The first to take the maiden voyage on my U-Turn Orbit Plus was side C of Death Cab for Cutie’s Transatlanticism. This is the 2003 German release on Grand Hotel van Cleef, and most sites confirm it was pressed at RTI. Though this record sounded brilliant already on the LP60 when I originally got it, the Orbit Plus took it to a whole other world. What sounds like a den-den daiko appears late in the title track, and here the instrument is given an incredible amount of depth and distance, almost as if the sound is arching from the left speaker to the right, and echoing throughout a large indoor (but water-bound) space, like Disney’s Pirates of the Caribbean ride. Elsewhere on Transatlaticism, Nick Harmer’s bass sounds incredibly more active and driving throughout, and Ben Gibbard’s vocals come across as if he’s sitting right beside you singing “Passenger Seat” or “A Lack of Color.” Maybe the coolest surprise was “Title and Registration” sounding incredibly fresh with acoustic plucks and xylophone hits where you can actually feel the pressure or force of those acts being done. You don’t just hear the notes; it feels like someone’s playing them in front of you.

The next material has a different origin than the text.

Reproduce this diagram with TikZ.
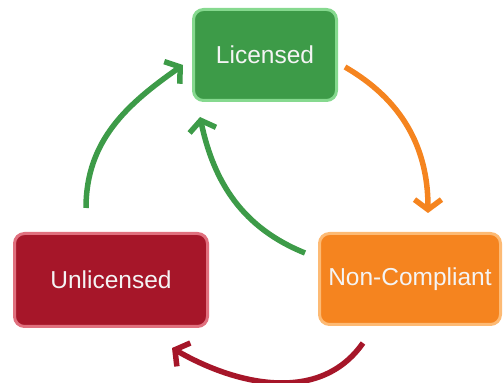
\documentclass[tikz,border=0pt]{standalone}
\usepackage{fontspec}
\setmainfont{Liberation Sans}
\usetikzlibrary{calc,arrows.meta}
\definecolor{licfill}{HTML}{3D9B48}
\definecolor{licedge}{HTML}{86D98F}
\definecolor{unfill}{HTML}{A61629}
\definecolor{unedge}{HTML}{E0707E}
\definecolor{ncfill}{HTML}{F5841F}
\definecolor{ncedge}{HTML}{FDBA74}
\definecolor{text}{HTML}{F4F4F4}
\tikzset{
  box/.style={rounded corners=10pt, line width=3pt, inner sep=0pt, text=text, font=\fontsize{24.5}{28}\selectfont},
  arr/.style={line width=5.5pt, -{Straight Barb[length=10pt,width=27pt]}},
}
\begin{document}
\begin{tikzpicture}[x=1pt,y=1pt]
  \useasboundingbox (0,0) rectangle (504,383);
  \node[box, fill=licfill, draw=licedge, minimum width=143, minimum height=91] (lic) at (265,328) {Licensed};
  \node[box, fill=unfill, draw=unedge, minimum width=193, minimum height=93] (unlic) at (111,103) {Unlicensed};
  \node[box, fill=ncfill, draw=ncedge, minimum width=181, minimum height=91] (noncomp) at (410,104) {Non-Compliant};
  \draw[arr, draw=licfill] ($(unlic.north)+(-25,24)$) to[out=90,in=215] ($(lic.west)+(-9,-10)$);
  \draw[arr, draw=ncfill] ($(lic.east)+(7,-12)$) to[out=-30,in=90] ($(noncomp.north)+(18,19)$);
  \draw[arr, draw=licfill] ($(noncomp.west)+(-13,26)$) to[out=158,in=-78] ($(lic.south west)+(8,-15)$);
  \draw[arr, draw=unfill] ($(noncomp.south)+(-47,-17)$) to[out=235,in=-30] ($(unlic.south east)+(-37,-20)$);
\end{tikzpicture}
\end{document}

Though not as crazy obsessive about vinyl as I am, my wife has always been incredibly supportive of my hobby and has a great ear for differences in vinyl pressings vs. digital, so it was comforting to watch her fully enjoy Suede’s self-titled debut (reissued by Demon Records this year, which we picked up on our last trip to England). She too heard new sounds and at one point, laid on the floor to let everything soak in. If that’s not a rave review, I don’t know what is!

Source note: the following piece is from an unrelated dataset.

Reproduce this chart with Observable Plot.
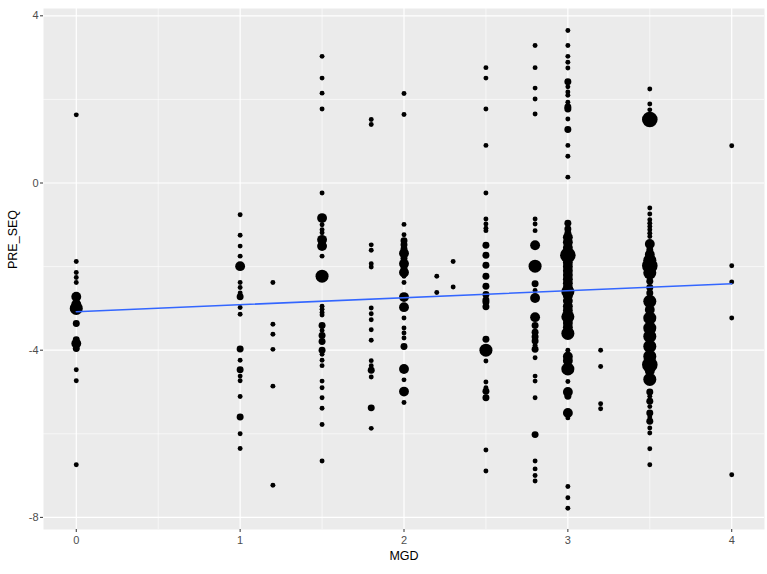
<!DOCTYPE html>
<html>
<head>
<meta charset="utf-8">
<script src="https://cdn.jsdelivr.net/npm/d3@7"></script>
<script src="https://cdn.jsdelivr.net/npm/@observablehq/plot@0.6"></script>
<style>
  html, body { margin: 0; padding: 0; background: #ffffff; }
  #chart { width: 767px; height: 574px; }
  svg { font-family: "Liberation Sans", Arial, sans-serif; }
</style>
</head>
<body>
<div id="chart"></div>
<script>
// Observations: [PRE_SEQ, number of overlapping observations] per MGD level
const mgd_0   = [[1.63,1],[-1.88,1],[-2.14,1],[-2.26,1],[-2.38,1],[-2.72,4],[-2.9,4],[-3.0,7],[-3.05,2],[-3.36,2],[-3.75,2],[-3.84,4],[-3.96,2],[-4.47,1],[-4.73,1],[-6.74,1]];
const mgd_1   = [[-0.76,1],[-1.25,1],[-1.51,1],[-1.75,1],[-1.99,4],[-2.38,1],[-2.5,1],[-2.63,1],[-2.72,2],[-2.98,1],[-3.14,1],[-3.97,2],[-4.24,1],[-4.47,2],[-4.62,1],[-4.73,1],[-5.11,1],[-5.6,2],[-6.0,1],[-6.35,1]];
const mgd_1_2 = [[-2.38,1],[-3.38,1],[-3.62,1],[-3.98,1],[-4.86,1],[-7.23,1]];
const mgd_1_5 = [[3.03,1],[2.51,1],[2.15,1],[1.77,1],[-0.24,1],[-0.84,4],[-1.0,1],[-1.12,1],[-1.19,1],[-1.36,4],[-1.45,2],[-1.51,4],[-1.75,1],[-2.23,7],[-2.95,1],[-3.02,1],[-3.1,1],[-3.16,1],[-3.41,2],[-3.53,1],[-3.65,2],[-3.79,2],[-4.0,2],[-4.1,1],[-4.24,1],[-4.37,1],[-4.74,1],[-4.9,1],[-5.14,1],[-5.39,1],[-5.78,1],[-6.65,1]];
const mgd_1_8 = [[1.52,1],[1.40,1],[-1.48,1],[-1.61,1],[-1.93,1],[-2.01,1],[-2.99,1],[-3.13,1],[-3.27,1],[-3.51,1],[-3.76,1],[-4.25,1],[-4.37,1],[-4.48,2],[-4.64,1],[-5.38,2],[-5.87,1]];
const mgd_2   = [[2.14,1],[1.64,1],[-0.99,1],[-1.24,1],[-1.38,2],[-1.48,2],[-1.58,2],[-1.68,4],[-1.8,2],[-1.93,4],[-2.05,2],[-2.14,4],[-2.23,1],[-2.38,1],[-2.73,4],[-2.97,4],[-3.23,1],[-3.47,1],[-3.59,1],[-3.71,1],[-3.91,2],[-4.45,4],[-4.71,1],[-4.99,4],[-5.25,1]];
const mgd_2_2 = [[-2.23,1],[-2.62,1]];
const mgd_2_3 = [[-1.88,1],[-2.49,1]];
const mgd_2_5 = [[2.76,1],[2.51,1],[1.77,1],[0.9,1],[-0.24,1],[-0.86,1],[-0.98,1],[-1.08,1],[-1.14,1],[-1.49,2],[-1.73,2],[-1.97,2],[-2.23,2],[-2.47,2],[-2.67,2],[-2.8,2],[-2.85,2],[-2.96,2],[-3.74,2],[-4.0,7],[-4.26,1],[-4.76,1],[-4.9,1],[-4.98,2],[-5.14,2],[-6.39,1],[-6.89,1]];
const mgd_2_8 = [[3.29,1],[2.76,1],[2.27,1],[2.01,1],[1.65,1],[-0.86,1],[-0.98,1],[-1.14,1],[-1.49,4],[-1.99,7],[-2.41,2],[-2.57,1],[-2.75,4],[-3.21,4],[-3.41,2],[-3.57,2],[-3.68,2],[-3.78,2],[-3.88,1],[-3.98,2],[-4.18,1],[-4.62,1],[-4.74,1],[-5.14,1],[-6.02,2],[-6.65,1],[-6.84,1],[-7.0,1],[-7.13,1]];
const mgd_3   = [[3.65,1],[3.29,1],[3.03,1],[2.89,1],[2.75,1],[2.42,2],[2.3,1],[2.18,1],[2.1,1],[1.93,1],[1.82,2],[1.77,2],[1.53,1],[1.28,2],[0.9,1],[0.64,1],[0.14,1],[-0.96,2],[-1.1,2],[-1.2,2],[-1.3,4],[-1.42,4],[-1.55,4],[-1.73,10],[-1.9,4],[-2.0,4],[-2.1,4],[-2.2,4],[-2.3,4],[-2.4,4],[-2.5,4],[-2.6,7],[-2.7,4],[-2.82,4],[-2.95,4],[-3.05,4],[-3.2,7],[-3.35,4],[-3.45,4],[-3.6,7],[-4.0,1],[-4.15,4],[-4.25,4],[-4.45,7],[-4.75,1],[-5.0,4],[-5.1,2],[-5.5,4],[-5.62,1],[-7.26,1],[-7.53,1],[-7.78,1]];
const mgd_3_2 = [[-4.0,1],[-4.39,1],[-5.28,1],[-5.4,1]];
const mgd_3_5 = [[2.25,1],[1.89,1],[1.75,1],[1.52,10],[-0.6,1],[-0.74,1],[-0.88,1],[-0.96,1],[-1.04,1],[-1.12,1],[-1.2,1],[-1.28,1],[-1.46,4],[-1.6,2],[-1.71,4],[-1.85,7],[-1.98,10],[-2.15,7],[-2.35,2],[-2.5,2],[-2.63,2],[-2.83,7],[-3.03,4],[-3.23,7],[-3.47,7],[-3.67,7],[-3.91,7],[-4.15,7],[-4.35,10],[-4.5,4],[-4.7,7],[-5.0,2],[-5.1,1],[-5.22,2],[-5.35,1],[-5.5,2],[-5.6,1],[-5.7,2],[-5.86,1],[-5.98,1],[-6.36,1],[-6.74,1]];
const mgd_4   = [[0.89,1],[-1.98,1],[-2.37,1],[-3.23,1],[-6.98,1]];

const mgdLevels = [0, 1, 1.2, 1.5, 1.8, 2, 2.2, 2.3, 2.5, 2.8, 3, 3.2, 3.5, 4];
const groups = [mgd_0, mgd_1, mgd_1_2, mgd_1_5, mgd_1_8, mgd_2, mgd_2_2, mgd_2_3, mgd_2_5, mgd_2_8, mgd_3, mgd_3_2, mgd_3_5, mgd_4];

// Fitted linear trend
const fitMGD = [0, 4];
const fitPRE = [-3.08, -2.41];

// Axis ticks and gridlines
const xTicks = [0, 1, 2, 3, 4];
const xMinor = [0.5, 1.5, 2.5, 3.5];
const yTicks = [-8, -4, 0, 4];
const yMinor = [-6, -2, 2];

const points = [];
groups.forEach((g, i) => g.forEach(([y, n]) => points.push({MGD: mgdLevels[i], PRE_SEQ: y, n})));
const fit = fitMGD.map((x, i) => ({MGD: x, PRE_SEQ: fitPRE[i]}));

const chart = Plot.plot({
  width: 767,
  height: 574,
  marginLeft: 43,
  marginTop: 8,
  marginRight: 3,
  marginBottom: 45,
  style: {fontFamily: "'Liberation Sans', Arial, sans-serif", background: "#ffffff"},
  x: {domain: [-0.2, 4.2]},
  y: {domain: [-8.29, 4.175]},
  r: {type: "sqrt", domain: [0, 10], range: [0, 7.8]},
  marks: [
    Plot.frame({fill: "#EBEBEB", stroke: null}),
    Plot.ruleX(xMinor, {stroke: "#ffffff", strokeWidth: 0.6}),
    Plot.ruleY(yMinor, {stroke: "#ffffff", strokeWidth: 0.6}),
    Plot.ruleX(xTicks, {stroke: "#ffffff", strokeWidth: 1.2}),
    Plot.ruleY(yTicks, {stroke: "#ffffff", strokeWidth: 1.2}),
    Plot.axisX(xTicks, {tickSize: 3, tickPadding: 4, fontSize: 11, fill: "#4D4D4D", stroke: "#333333", label: null, tickFormat: d => String(d)}),
    Plot.axisY(yTicks, {tickSize: 3, tickPadding: 2, fontSize: 11, fill: "#4D4D4D", stroke: "#333333", label: null, tickFormat: d => d < 0 ? "-" + Math.abs(d) : String(d)}),
    Plot.dot(points, {x: "MGD", y: "PRE_SEQ", r: "n", fill: "#000000", stroke: null}),
    Plot.line(fit, {x: "MGD", y: "PRE_SEQ", stroke: "#3366FF", strokeWidth: 1.6}),
    Plot.text(["MGD"], {frameAnchor: "bottom", dy: 30, fontSize: 12.5, fill: "#000000"}),
    Plot.text(["PRE_SEQ"], {frameAnchor: "left", dx: -31, rotate: -90, fontSize: 12.5, fill: "#000000"})
  ]
});
document.getElementById("chart").appendChild(chart);
</script>
</body>
</html>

Granted, just because something is on vinyl doesn’t mean it automatically sounds better than digital. Depending on the method of recording, how it was pressed and a bunch of other factors, a record can still sound like a dud on a $3,000 table as much as it does on a $99 one. But just two weeks in, I can honestly say the U-Turn Orbit Plus gives me everything I was hoping for and more. Good ol’ American ingenuity is a live and well here, and it’ll be astounding to watch U-Turn grow over the next few years, whether that means further improvements to the table itself or how they’ll meet music fans’ thriving interest in vinyl year by year.
I’m dropping my Sansui 5000X off at a local electronics fix-it shop shortly in order to get the left channel working (I picked up this unit over the summer but have yet to actually use it), so I’m expecting the sound to only get better. My hope is that you’ll learn along with me, as I examine present and past records for all their gems, flaws and secrets. That’s the high that I want to chase, and hopefully it’s yours, too.